INSTRUCTIONS FOR THE TASK> Repeat, exactly and only, the lines from the beginning of the data through the line with "const chartTitle = '+DI, -DI, DI, ADX';". Pictures are left out.

MATERIAL>
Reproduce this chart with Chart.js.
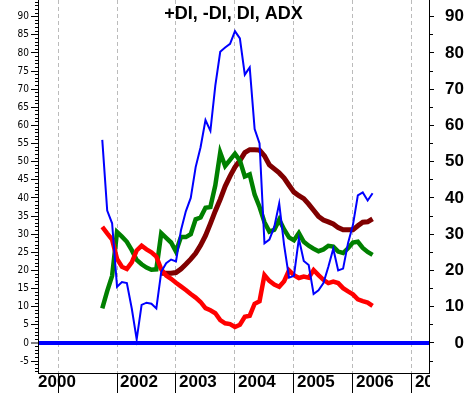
<!DOCTYPE html>
<html>
<head>
<meta charset="utf-8">
<script src="https://cdn.jsdelivr.net/npm/chart.js@4.4.1/dist/chart.umd.min.js"></script>
<style>
  body { margin: 0; background: #fff; }
</style>
</head>
<body>
<canvas id="chart" width="467" height="393"></canvas>
<script>
const chartTitle = '+DI, -DI, DI, ADX';

const months = [
    '2001-10', '2001-11', '2001-12',
    '2002-01', '2002-02', '2002-03', '2002-04', '2002-05', '2002-06', '2002-07', '2002-08', '2002-09', '2002-10', '2002-11', '2002-12',
    '2003-01', '2003-02', '2003-03', '2003-04', '2003-05', '2003-06', '2003-07', '2003-08', '2003-09', '2003-10', '2003-11', '2003-12',
    '2004-01', '2004-02', '2004-03', '2004-04', '2004-05', '2004-06', '2004-07', '2004-08', '2004-09', '2004-10', '2004-11', '2004-12',
    '2005-01', '2005-02', '2005-03', '2005-04', '2005-05', '2005-06', '2005-07', '2005-08', '2005-09', '2005-10', '2005-11', '2005-12',
    '2006-01', '2006-02', '2006-03', '2006-04', '2006-05'
];

const plusDI = [56, 36.5, 33, 15.5, 16.8, 16.5, 9.5, 1, 10.5, 11.1, 10.8, 9.5, 19.6, 22, 23, 22.5, 31, 36.3, 40, 48.5,
    54, 61.5, 58.5, 71, 80.3, 81.5, 82.5, 86, 84, 74, 76, 59, 55, 27.5, 28.5, 32, 38.5, 27, 18, 18.5,
    28.8, 22.6, 21.5, 13.5, 14.5, 16.5, 21, 26, 20, 20.5, 27.5, 32.5, 40.7, 41.5, 39.3, 41.3];

const minusDI = [32, 30.2, 28.5, 23.2, 21, 20.4, 22.2, 25.5, 26.8, 25.8, 25, 23.8, 20.3, 18.6, 17.7, 16.6, 15.6, 14.6, 13.5, 12.5,
    11.3, 9.6, 9, 8.2, 6.3, 5.4, 5.2, 4.4, 5, 7.2, 7.5, 10.8, 11.5, 18.7, 17.1, 16.1, 15.5, 17, 20, 18.7,
    17.9, 18.3, 18, 20.1, 18.7, 17.4, 16.5, 16.9, 16.5, 15.1, 14.2, 13.4, 12, 11.5, 11.1, 10.2];

const dxValues = [9.5, 14.3, 18.5, 30.6, 29.3, 27.9, 25.6, 22.9, 21.7, 20.8, 20.2, 20.3, 30.3, 29, 27.7, 25.2, 29.2, 29.2, 30, 34.1,
    34.6, 37.3, 37.5, 43.5, 52.5, 48.8, 50.5, 52.2, 50.3, 45.9, 46.5, 40.9, 37.5, 33.3, 30.7, 31.2, 34, 31.3, 29.1, 28.3,
    30.3, 27.9, 26.8, 26, 25.3, 25.8, 26.8, 26.6, 25.2, 24.8, 26.1, 27.7, 27.9, 26.2, 25.1, 24.3];

const adxValues = [null, null, null, null, null, null, null, null, null, null, null, null,
    19.2, 19.2, 19.2, 19.4, 20.4, 21.7, 23.1, 24.7, 26.9, 29.6, 32.9, 36.4, 39.6, 43.2, 46, 48.5, 50.3, 52.5,
    53.3, 53.3, 53.2, 51.6, 49.1, 48, 46.9, 45.5, 43.5, 41.6, 40.6, 39.8, 38.3, 36.6, 34.9, 33.9, 33.4, 32.8,
    31.8, 31.2, 31.2, 31.2, 32.3, 33.3, 33.4, 34.2];

// year ticks; the first one sits on the left edge like in the original
const xTickValues = [2000.61, 2001, 2002, 2003, 2004, 2005, 2006, 2007];
const xTickLabels = ['2000', '', '2002', '2003', '2004', '2005', '2006', '2007'];

const xMin = 2000.66, xMax = 2007.29;
const yMin = -8.3, yMax = 94.6;

function toYear(m) {
    const [y, mo] = m.split('-').map(Number);
    return y + (mo - 1) / 12;
}

function series(values) {
    return values.map((v, i) => ({ x: toYear(months[i]), y: v }));
}

function stepTicks(from, to, step) {
    const t = [];
    for (let v = from; v <= to; v += step) t.push({ value: v });
    return t;
}

// fixed axis sizes, no extra room for overhanging labels
function fixSize(prop, size) {
    return s => {
        s[prop] = size;
        s.paddingTop = 0;
        s.paddingBottom = 0;
        s.paddingLeft = 0;
        s.paddingRight = 0;
    };
}

const innerTitle = {
    id: 'innerTitle',
    afterDraw(chart) {
        const { ctx, chartArea } = chart;
        ctx.save();
        // year labels are cut at the right axis in the original
        ctx.fillStyle = '#fff';
        ctx.fillRect(chartArea.right + 1, chartArea.bottom + 1, chart.width - chartArea.right, chart.height - chartArea.bottom);
        ctx.fillStyle = '#000';
        ctx.font = 'bold 18px Arial';
        ctx.textAlign = 'center';
        ctx.textBaseline = 'middle';
        ctx.fillText(chartTitle, (chartArea.left + chartArea.right) / 2, 14);
        ctx.restore();
    }
};

const lineStyle = { pointRadius: 0, tension: 0, fill: false };

new Chart(document.getElementById('chart'), {
    type: 'line',
    data: {
        datasets: [
            { label: '+DI', data: series(plusDI), borderColor: '#0000ff', borderWidth: 2, ...lineStyle },
            { label: '-DI', data: series(minusDI), borderColor: '#ff0000', borderWidth: 4.5, ...lineStyle },
            { label: 'DI', data: series(dxValues), borderColor: '#008000', borderWidth: 4.5, ...lineStyle },
            { label: 'ADX', data: series(adxValues), borderColor: '#800000', borderWidth: 5, ...lineStyle }
        ]
    },
    options: {
        responsive: false,
        animation: false,
        layout: { padding: { left: 0, right: 3, top: 0, bottom: 0 } },
        plugins: {
            legend: { display: false },
            tooltip: { enabled: false },
            title: { display: false }
        },
        scales: {
            x: {
                type: 'linear',
                min: xMin,
                max: xMax,
                afterBuildTicks: s => { s.ticks = xTickValues.map(v => ({ value: v })); },
                afterFit: fixSize('height', 20),
                ticks: {
                    autoSkip: false, maxRotation: 0, minRotation: 0,
                    align: 'start', labelOffset: 3, padding: -21,
                    color: '#000',
                    font: { family: 'Arial', size: 17, weight: 'bold' },
                    callback: (v, i) => xTickLabels[i]
                },
                grid: {
                    color: c => c.index === 0 ? 'transparent' : '#bbbbbb',
                    tickColor: c => c.index === 0 ? 'transparent' : '#000',
                    tickLength: 20,
                    tickWidth: 1,
                    tickBorderDash: []
                },
                border: { color: '#000', width: 1, dash: [4, 3] }
            },
            y: {
                position: 'left',
                min: yMin,
                max: yMax,
                afterBuildTicks: s => { s.ticks = stepTicks(-8, 94, 1); },
                afterFit: fixSize('width', 38),
                ticks: {
                    autoSkip: false, padding: 2, color: '#000',
                    font: { family: '"Liberation Sans Narrow", "DejaVu Sans Condensed", Arial', size: 10 },
                    callback: v => v % 5 === 0 ? String(v) : ''
                },
                grid: {
                    color: c => c.tick && c.tick.value === 0 ? '#0000ff' : 'transparent',
                    lineWidth: c => c.tick && c.tick.value === 0 ? 4 : 1,
                    tickColor: '#000',
                    tickWidth: 1,
                    tickLength: 7,
                    tickBorderDash: c => c.tick && c.tick.value % 5 !== 0 ? [3, 4] : [],
                    tickBorderDashOffset: c => c.tick && c.tick.value % 5 !== 0 ? 3 : 0
                },
                border: { color: '#000', width: 1 }
            },
            y2: {
                position: 'right',
                min: yMin,
                max: yMax,
                afterBuildTicks: s => { s.ticks = stepTicks(-5, 90, 5); },
                afterFit: fixSize('width', 35),
                ticks: {
                    autoSkip: false, crossAlign: 'far', color: '#000',
                    font: { family: 'Arial', size: 17, weight: 'bold' },
                    callback: v => v % 10 === 0 ? String(v) : ''
                },
                grid: {
                    drawOnChartArea: false,
                    color: '#000',
                    tickLength: 5,
                    tickWidth: 1,
                    tickBorderDash: c => c.tick && c.tick.value % 10 !== 0 ? [3, 10] : []
                },
                border: { color: '#000', width: 1 }
            }
        }
    },
    plugins: [innerTitle]
});
</script>
</body>
</html>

THE OUTPUT>
Reproduce this chart with Chart.js.
<!DOCTYPE html>
<html>
<head>
<meta charset="utf-8">
<script src="https://cdn.jsdelivr.net/npm/chart.js@4.4.1/dist/chart.umd.min.js"></script>
<style>
  body { margin: 0; background: #fff; }
</style>
</head>
<body>
<canvas id="chart" width="467" height="393"></canvas>
<script>
const chartTitle = '+DI, -DI, DI, ADX';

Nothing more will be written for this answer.